--- start ---

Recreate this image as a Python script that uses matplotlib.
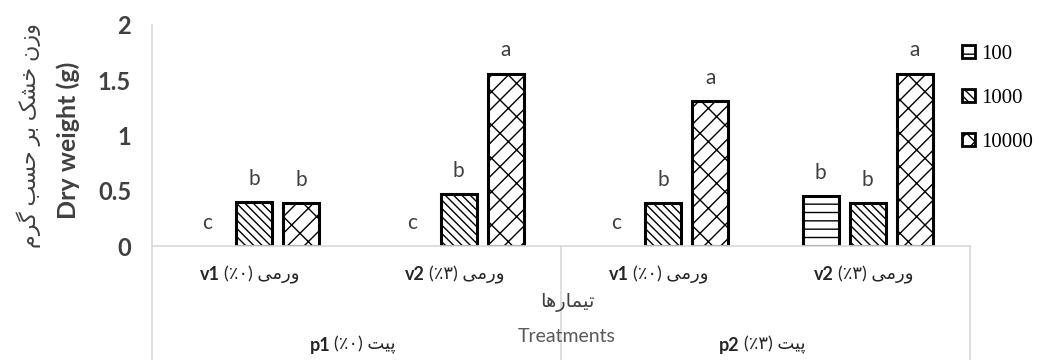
import matplotlib
matplotlib.use("Agg")
import matplotlib.pyplot as plt
from matplotlib.patches import Patch
import numpy as np

# doses (legend) and treatment groups
doses = ["100", "1000", "10000"]
vermi_labels = ["v1", "v2", "v1", "v2"]
vermi_pct = ["\u066a\u06f0", "\u066a\u06f3", "\u066a\u06f0", "\u066a\u06f3"]
peat_labels = ["p1", "p2"]
peat_pct = ["\u066a\u06f0", "\u066a\u06f3"]

dry_100 = [0.0, 0.0, 0.0, 0.45]
dry_1000 = [0.40, 0.47, 0.39, 0.39]
dry_10000 = [0.39, 1.56, 1.31, 1.56]
letters_100 = ["c", "c", "c", "b"]
letters_1000 = ["b", "b", "b", "b"]
letters_10000 = ["b", "a", "a", "a"]

# Persian words, pre-shaped into presentation forms in visual order
VERMI = "\uFBFD\uFEE3\uFEAD\uFEED"          # ورمی
PEAT = "\uFE96\uFBFF\uFB58"                  # پیت
TIMARHA = "\uFE8E\uFEEB\uFEAD\uFE8E\uFEE4\uFBFF\uFE97"   # تیمارها
YLAB_FA = ("\uFEE1\uFEAE\uFB94 \uFE90\uFEB4\uFEA3 \uFEAE\uFE91 "
           "\uFB8F\uFEB8\uFEA7 \uFEE5\uFEAF\uFEED")      # وزن خشک بر حسب گرم

SANS = ["Lato", "DejaVu Sans"]
plt.rcParams["font.family"] = SANS
plt.rcParams["hatch.linewidth"] = 1.0

fig = plt.figure(figsize=(10.42, 3.6), dpi=100)
ax = fig.add_axes([152 / 1042, 1 - 246 / 360, 818 / 1042, 221 / 360])

x = np.arange(len(vermi_labels))
w = 0.176
gap = 0.23
series = [(dry_100, letters_100, "--"), (dry_1000, letters_1000, "\\\\\\\\"),
          (dry_10000, letters_10000, "//\\")]
handles = []
for k, (vals, lets, hatch) in enumerate(series):
    pos = x + (k - 1) * gap
    lws = [2.2 if v > 0 else 0 for v in vals]
    ax.bar(pos, vals, w, color="white", edgecolor="black", linewidth=lws,
           hatch=hatch)
    handles.append(Patch(facecolor="white", edgecolor="black", linewidth=2,
                         hatch=hatch, label=doses[k]))
    for px, v, t in zip(pos, vals, lets):
        ax.text(px, v + 0.21, t, ha="center", va="center", fontsize=15,
                color="#404040")

ax.set_xlim(-0.5, 3.5)
ax.set_ylim(0, 2)
ax.set_yticks([0, 0.5, 1, 1.5, 2])
ax.set_yticklabels(["0", "0.5", "1", "1.5", "2"], fontsize=17,
                   fontweight="bold", color="#404040")
ax.set_xticks([])
ax.tick_params(axis="y", length=0, pad=15)
for s in ["top", "right"]:
    ax.spines[s].set_visible(False)
for s in ["left", "bottom"]:
    ax.spines[s].set_color("#d9d9d9")
    ax.spines[s].set_linewidth(1.2)

trans = ax.get_xaxis_transform()
bottom_y = -114 / 221
for xv in [-0.5, 1.5, 3.5]:
    ax.plot([xv, xv], [0, bottom_y], transform=trans, color="#d9d9d9",
            lw=1.2, clip_on=False)

# inner category labels
for i in range(len(vermi_labels)):
    ax.annotate(vermi_labels[i], xy=(x[i], 0), xycoords=trans,
                xytext=(-34, -29), textcoords="offset pixels", ha="right",
                va="center", fontsize=13, fontweight="bold", color="#262626")
    ax.annotate("(" + vermi_pct[i] + ") " + VERMI, xy=(x[i], 0), xycoords=trans,
                xytext=(-30, -29), textcoords="offset pixels", ha="left",
                va="center", fontsize=13, color="#262626")

# outer category labels
for j in range(len(peat_labels)):
    xc = 2 * j + 0.5
    ax.annotate(peat_labels[j], xy=(xc, 0), xycoords=trans,
                xytext=(-26, -99), textcoords="offset pixels", ha="right",
                va="center", fontsize=13, fontweight="bold", color="#262626")
    ax.annotate("(" + peat_pct[j] + ") " + PEAT, xy=(xc, 0), xycoords=trans,
                xytext=(-22, -99), textcoords="offset pixels", ha="left",
                va="center", fontsize=13, color="#262626")

ax.annotate(TIMARHA, xy=(1.5, 0), xycoords=trans, xytext=(6, -57),
            textcoords="offset pixels", ha="center", va="center", fontsize=14,
            color="#404040")
ax.annotate("Treatments", xy=(1.5, 0), xycoords=trans, xytext=(6, -91),
            textcoords="offset pixels", ha="center", va="center", fontsize=14,
            color="#595959")

fig.text(68 / 1042, 1 - 140 / 360, "Dry weight (g)", rotation=90, ha="center",
         va="center", fontsize=18, fontweight="bold", color="#404040")
fig.text(29 / 1042, 1 - 135 / 360, YLAB_FA, rotation=90, ha="center",
         va="center", fontsize=16, color="#404040")

fig.legend(handles=handles, labels=doses, loc="upper left",
           bbox_to_anchor=(962 / 1042, 1 - 45 / 360), frameon=False,
           prop={"family": "Liberation Serif", "size": 15},
           handlelength=0.6, handleheight=0.6, handletextpad=0.3,
           labelspacing=1.2, borderaxespad=0, borderpad=0)

fig.savefig("out.png", dpi=100)
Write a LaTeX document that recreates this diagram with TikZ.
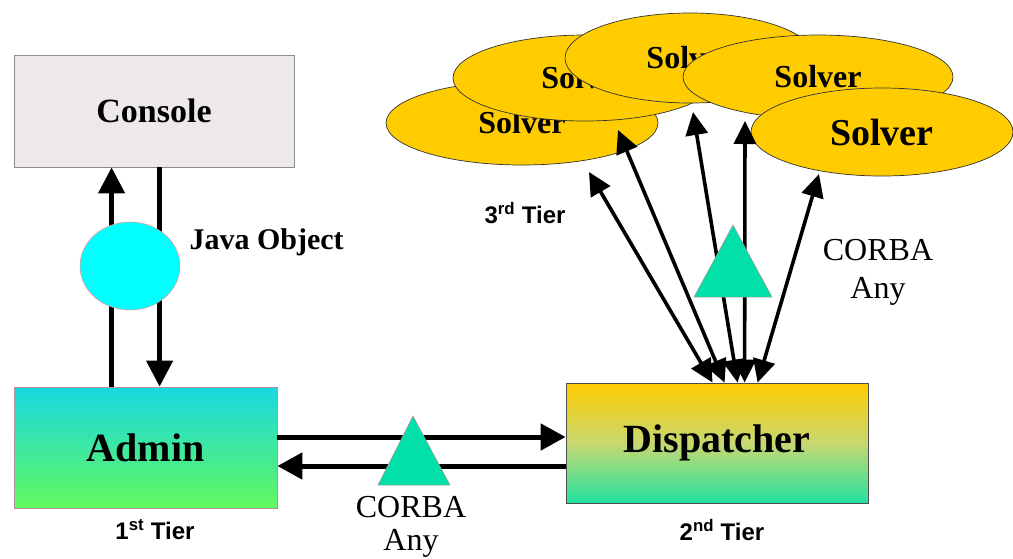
\documentclass[tikz,border=0pt]{standalone}
\usepackage{fontspec}
\setmainfont{Liberation Serif}
\setsansfont{Liberation Sans}
\usetikzlibrary{arrows.meta,shapes.geometric}

\definecolor{consolefill}{HTML}{EDE8EC}
\definecolor{solvergold}{HTML}{FFCC00}
\definecolor{corbateal}{HTML}{00E0A8}
\definecolor{javacyan}{HTML}{00FFFF}
\definecolor{admintop}{HTML}{18D8E2}
\definecolor{adminbot}{HTML}{62F85E}
\definecolor{disptop}{HTML}{FFCC00}
\definecolor{dispmid}{HTML}{C8D870}
\definecolor{dispbot}{HTML}{22E2A2}
\definecolor{edgepink}{HTML}{B89098}

\tikzset{
  box/.style={rectangle, inner sep=0pt, line width=0.8pt},
  solver/.style={ellipse, draw=black!80, line width=0.7pt, fill=solvergold,
                 inner sep=0pt, font=\bfseries\fontsize{32}{34}\selectfont},
  serifbig/.style={font=\bfseries\fontsize{40}{44}\selectfont},
  corba/.style={font=\fontsize{32}{34}\selectfont},
  tier/.style={font=\sffamily\bfseries\fontsize{24}{26}\selectfont},
  link/.style={line width=3.6pt, {Triangle[length=23pt,width=22pt]}-{Triangle[length=23pt,width=22pt]}},
  uparrow/.style={line width=4.5pt, -{Triangle[length=26pt,width=26pt]}},
  flow/.style={line width=5pt, -{Triangle[length=25pt,width=26pt]}},
  wedge/.style={fill=corbateal, draw=edgepink, line width=0.5pt}
}

\begin{document}
\begin{tikzpicture}[x=1pt,y=-1pt]
\useasboundingbox (0,0) rectangle (1013,558);
\fill[white] (0,0) rectangle (1013,558);

% --- first tier: console and admin ---
\node[box, draw=black!45, fill=consolefill, minimum width=280pt, minimum height=112pt,
      font=\bfseries\fontsize{34}{36}\selectfont] (console) at (154,111) {Console};
\node[box, draw=edgepink, top color=admintop, bottom color=adminbot,
      minimum width=263pt, minimum height=121pt, serifbig] (admin) at (145.5,447.5) {Admin};

\draw[uparrow] ([xshift=98pt]admin.north west) -- ([xshift=98pt]console.south west);
\draw[uparrow] ([xshift=146pt]console.south west) -- ([xshift=146pt]admin.north west);

\node[ellipse, fill=javacyan, draw=red!45, line width=0.5pt, minimum width=100pt,
      minimum height=88pt, inner sep=0pt] (javaobj) at (130,266) {};
\node[font=\bfseries\fontsize{30}{32}\selectfont, anchor=west] (javalabel) at (186,242) {Java Object};

\node[tier] (tier1) at (155,530) {1\textsuperscript{st} Tier};

% --- second tier: dispatcher ---
\node[box, draw=black!70, top color=disptop, bottom color=dispbot, middle color=dispmid,
      minimum width=302pt, minimum height=120pt, serifbig] (disp) at (717,443) {Dispatcher};
\node[tier] (tier2) at (722,530) {2\textsuperscript{nd} Tier};

\draw[flow] ([yshift=10.5pt]admin.east) -- ([yshift=6pt]disp.west);
\draw[flow] ([yshift=-23pt]disp.west) -- ([yshift=-18.5pt]admin.east);

\filldraw[wedge] (413,416) -- (450,485) -- (378,485) -- cycle;
\node[corba] (corba1) at (411,507) {CORBA};
\node[corba] (any1) at (411,543) {Any};

% --- third tier: solver pool ---
\node[solver, minimum width=272pt, minimum height=84pt] (solA) at (522,123) {Solver};
\node[solver, minimum width=264pt, minimum height=86pt] (solB) at (585,78) {Solver};
\node[solver, minimum width=250pt, minimum height=90pt] (solC) at (690,58) {Solver};
\node[solver, minimum width=270pt, minimum height=84pt] (solD) at (818,77) {Solver};
\node[solver, minimum width=262pt, minimum height=88pt,
      font=\bfseries\fontsize{38}{40}\selectfont] (solE) at (882,132) {Solver};

\coordinate (s1) at (589,172);
\coordinate (s2) at (618,130);
\coordinate (s3) at (693,112);
\coordinate (s4) at (745,121);
\coordinate (s5) at (819,174);

\draw[link] ([xshift=147pt]disp.north west) -- (s1);
\draw[link] ([xshift=159pt]disp.north west) -- (s2);
\draw[link] ([xshift=172pt]disp.north west) -- (s3);
\draw[link] ([xshift=179pt]disp.north west) -- (s4);
\draw[link] ([xshift=192pt]disp.north west) -- (s5);

\filldraw[wedge] (733,225) -- (772,297) -- (694,297) -- cycle;

\node[tier] (tier3) at (525,213) {3\textsuperscript{rd} Tier};
\node[corba] (corba2) at (878,250) {CORBA};
\node[corba] (any2) at (878,291) {Any};
\end{tikzpicture}
\end{document}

--- end ---

# Problem to solve:
Copy in full each line that holds the word "this".

# Solution to the exercise:
Recreate this image as a Python script that uses matplotlib.
Write a LaTeX document that recreates this diagram with TikZ.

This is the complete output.